Mu Piscis Austrini

Observation data Epoch J2000.0 Equinox J2000.0 (ICRS)
- Constellation: Piscis Austrinus
- Right ascension: 22^{h} 08^{m} 23.014777^{s}
- Declination: −32° 59′ 18.3783″
- Apparent magnitude (V): +4.49

Characteristics
- Spectral type: A1.5 IVn
- U−B color index: +0.02
- B−V color index: +0.08

Astrometry
- Radial velocity (R_{v}): +11.6±2.8 km/s
- Proper motion (μ): RA: +71.315 mas/yr Dec.: −33.001 mas/yr
- Parallax (π): 26.7542±0.4513 mas
- Distance: 122 ± 2 ly (37.4 ± 0.6 pc)
- Absolute magnitude (M_{V}): +1.41

Details
- Mass: 2.06 M_{☉}
- Luminosity: 24.5 L_{☉}
- Surface gravity (log g): 4.00 cgs
- Temperature: 9,034±307 K
- Rotational velocity (v sin i): 307.7±4.7 km/s
- Age: 412 Myr
- Other designations: μ PsA, 14 Piscis Austrini, CPD−33°6221, FK5 832, HD 210049, HIP 109285, HR 8431, SAO 213576

Database references
- SIMBAD: data

= Mu Piscis Austrini =

Star in the constellation Piscis Austrinus

Mu Piscis Austrini, Latinized from μ Piscis Austrini, is a solitary, white-hued star in the southern constellation of Piscis Austrinus. It is visible to the naked eye with an apparent visual magnitude of +4.49. Based upon an annual parallax shift of 26.75 mas as seen from the Gaia space telescope, the star is located around 122±2 light years from the Sun.

This star has the spectrum of an A-type subgiant with a stellar classification of A1.5 IVn. It is spinning rapidly with a projected rotational velocity of 308 km/s. This is giving the star an oblate shape with an equatorial bulge that is an estimated 23% larger than the polar radius. An X-ray emission has been detected from this star with a luminosity of 89.6e27 erg s^{−1}. This may be coming from an undiscovered companion, since A-type stars are not expected to be a significant source of X-rays.

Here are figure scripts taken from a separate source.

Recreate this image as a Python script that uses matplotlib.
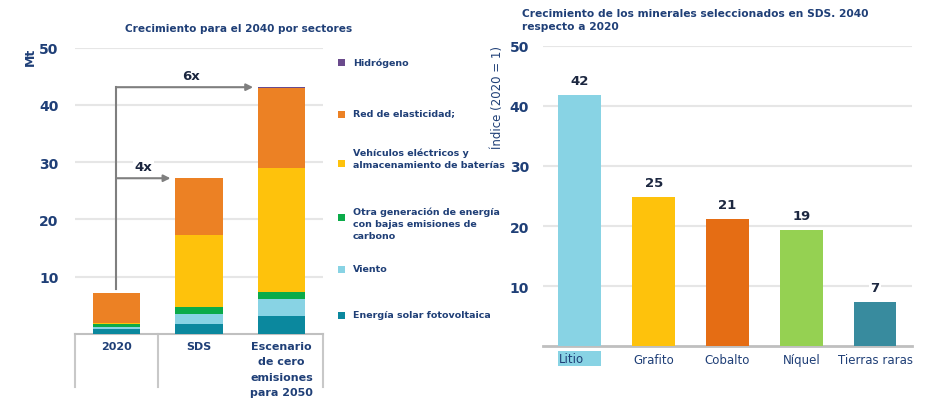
import matplotlib.pyplot as plt
import matplotlib.transforms as mtransforms
from matplotlib.patches import Rectangle

# ---- left chart data (Mt) ----
scenarios = ['2020', 'SDS', 'Escenario\nde cero\nemisiones\npara 2050']
sectors = ['Energía solar fotovoltaica', 'Viento',
           'Otra generación de energía\ncon bajas emisiones de\ncarbono',
           'Vehículos eléctricos y\nalmacenamiento de baterías',
           'Red de elasticidad;', 'Hidrógeno']
solar = [0.9, 1.7, 3.1]
wind = [0.4, 1.8, 3.0]
other_low = [0.4, 1.15, 1.3]
ev_storage = [0.3, 12.55, 21.6]
grid = [5.1, 10.0, 13.9]
hydrogen = [0.0, 0.0, 0.2]
sector_colors = ['#0b889e', '#88d3e4', '#0bab49', '#fec20c', '#ec8124', '#6a4a8c']
growth_labels = ['4x', '6x']

# ---- right chart data (index 2020 = 1) ----
minerals = ['Litio', 'Grafito', 'Cobalto', 'Níquel', 'Tierras raras']
growth = [41.8, 24.8, 21.2, 19.3, 7.4]
growth_text = ['42', '25', '21', '19', '7']
mineral_colors = ['#88d3e4', '#fec20c', '#e56d14', '#95d152', '#388b9e']

navy = '#1f3f77'
dark = '#1c2740'
gridc = '#e6e6e6'

fig = plt.figure(figsize=(9.35, 4.02), dpi=100)

# ================= left chart =================
ax1 = fig.add_axes([0.0802, 0.1667, 0.2652, 0.7122])
stack = [solar, wind, other_low, ev_storage, grid, hydrogen]
x = range(len(scenarios))
bottom = [0.0] * len(scenarios)
for vals, col, lab in zip(stack, sector_colors, sectors):
    ax1.bar(x, vals, width=0.57, bottom=bottom, color=col, label=lab, zorder=3)
    bottom = [b + v for b, v in zip(bottom, vals)]
totals = bottom

ax1.set_xlim(-0.5, 2.5)
ax1.set_ylim(0, 50)
ax1.set_yticks([10, 20, 30, 40, 50])
ax1.yaxis.grid(True, color=gridc, lw=1.5, zorder=0)
ax1.set_axisbelow(True)
for s in ['top', 'right', 'left']:
    ax1.spines[s].set_visible(False)
ax1.spines['bottom'].set_color('#c0c0c0')
ax1.spines['bottom'].set_linewidth(1.5)
ax1.tick_params(axis='y', length=0, pad=12, labelsize=10, labelcolor=navy)
for t in ax1.get_yticklabels():
    t.set_fontweight('bold')
ax1.set_xticks([])
# category labels and separators under the axis
for i, lab in enumerate(scenarios):
    ax1.text(i, -1.2, lab, ha='center', va='top', fontsize=8, fontweight='bold',
             color=navy, linespacing=1.68)
for xs in [-0.5, 0.5, 2.5]:
    ax1.plot([xs, xs], [0, -9.3], color='#c8c8c8', lw=1.5, clip_on=False)

ax1.text(-0.18, 0.97, 'Mt', rotation=90, ha='center', va='center', fontsize=9,
         fontweight='bold', color=navy, transform=ax1.transAxes)
ax1.set_title('Crecimiento para el 2040 por sectores', fontsize=7.6,
              fontweight='bold', color=navy, x=0.66, y=1.03)

# growth arrows from the 2020 bar
arr_col = '#7f7f7f'
ax1.plot([0, 0], [totals[0] + 0.8, totals[2]], color=arr_col, lw=1.5, zorder=4)
for tgt, lab in zip([1, 2], growth_labels):
    end = tgt - 0.345
    ax1.annotate('', xy=(end, totals[tgt]), xytext=(0, totals[tgt]),
                 arrowprops=dict(arrowstyle='-|>', color=arr_col, lw=1.5,
                                 mutation_scale=10, shrinkA=0, shrinkB=0), zorder=4)
    ax1.text(end / 2 + 0.04 * (tgt - 1) * 2, totals[tgt] + 2.1, lab, ha='center',
             va='center', fontsize=9.5, fontweight='bold', color=dark, zorder=5,
             bbox=dict(facecolor='white', edgecolor='none', pad=1))

# legend, drawn manually as squares + text in a column (pixel rows)
leg_square_y = [63, 115, 164, 218, 270, 316]
leg_text_y = [63, 114, 159, 224, 270, 316]
for lab, col, sy, ty in zip(sectors[::-1], sector_colors[::-1], leg_square_y, leg_text_y):
    fig.patches.append(Rectangle((338 / 935, 1 - (sy + 3.5) / 402), 7 / 935, 7 / 402,
                                 transform=fig.transFigure, facecolor=col,
                                 edgecolor='none'))
    fig.text(353 / 935, 1 - ty / 402, lab, ha='left', va='center', fontsize=6.8,
             fontweight='bold', color=navy, linespacing=1.45)

# ================= right chart =================
ax2 = fig.add_axes([0.5807, 0.1368, 0.3947, 0.7463])
ax2.bar(range(len(minerals)), growth, width=0.58, color=mineral_colors, zorder=3)
for i, (v, t) in enumerate(zip(growth, growth_text)):
    ax2.text(i, v + 1.3, t, ha='center', va='bottom', fontsize=9.5,
             fontweight='bold', color=dark, zorder=4,
             bbox=dict(facecolor='white', edgecolor='none', pad=1))
ax2.set_xlim(-0.5, 4.5)
ax2.set_ylim(0, 50)
ax2.set_yticks([10, 20, 30, 40, 50])
ax2.yaxis.grid(True, color=gridc, lw=1.5, zorder=0)
ax2.set_axisbelow(True)
for s in ['top', 'right', 'left']:
    ax2.spines[s].set_visible(False)
ax2.spines['bottom'].set_color('#bfbfbf')
ax2.spines['bottom'].set_linewidth(2)
ax2.tick_params(axis='y', length=0, pad=10, labelsize=10, labelcolor=navy)
for t in ax2.get_yticklabels():
    t.set_fontweight('bold')
ax2.set_xticks(range(len(minerals)))
ax2.set_xticklabels([''] + minerals[1:], fontsize=8.5, color=navy)
ax2.tick_params(axis='x', length=0, pad=5)
# "Litio" label with highlight box behind it
trans = mtransforms.blended_transform_factory(ax2.transData, ax2.transAxes)
ax2.add_patch(Rectangle((-0.29, -0.065), 0.58, 0.048, transform=trans,
                        facecolor=mineral_colors[0], edgecolor='none',
                        clip_on=False, zorder=1))
ax2.text(-0.29, -0.041, minerals[0], transform=trans, ha='left', va='center',
         fontsize=8.5, color=navy, zorder=5)
ax2.set_ylabel('Índice (2020 = 1)', fontsize=8.5, color=navy)
ax2.yaxis.set_label_coords(-0.105, 0.83)
ax2.set_title('Crecimiento de los minerales seleccionados en SDS. 2040\nrespecto a 2020',
              fontsize=7.7, fontweight='bold', color=navy, loc='left',
              x=-0.057, y=1.03, linespacing=1.35)

fig.savefig('out.png', dpi=100)
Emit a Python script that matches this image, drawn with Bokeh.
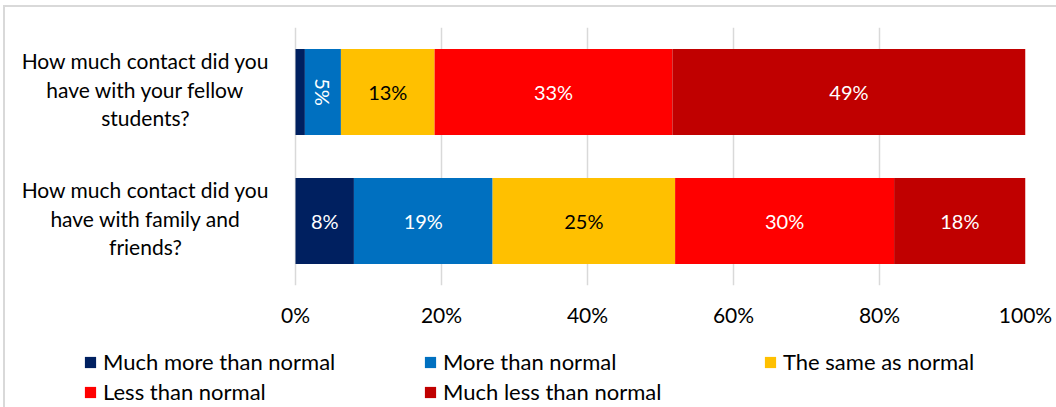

Mu Piscis Austrini is moving through the Galaxy at a speed of 20 km/s relative to the Sun. Its projected Galactic orbit carries it between 23,800 and 28,500 light years from the center of the Galaxy. Mu Piscis Austrini came closest to the Sun 1.2 million years ago at a distance of 111 light years.

==Naming==
In Chinese, 天錢 (Tiān Qián), meaning Celestial Money, refers to an asterism consisting of refers to an asterism consisting of μ Piscis Austrini, 13 Piscis Austrini, θ Piscis Austrini, ι Piscis Austrini and τ Piscis Austrini. Consequently, the Chinese name for μ Piscis Austrini itself is 天錢四 (Tiān Qián sì, the Fifth Star of Celestial Money.)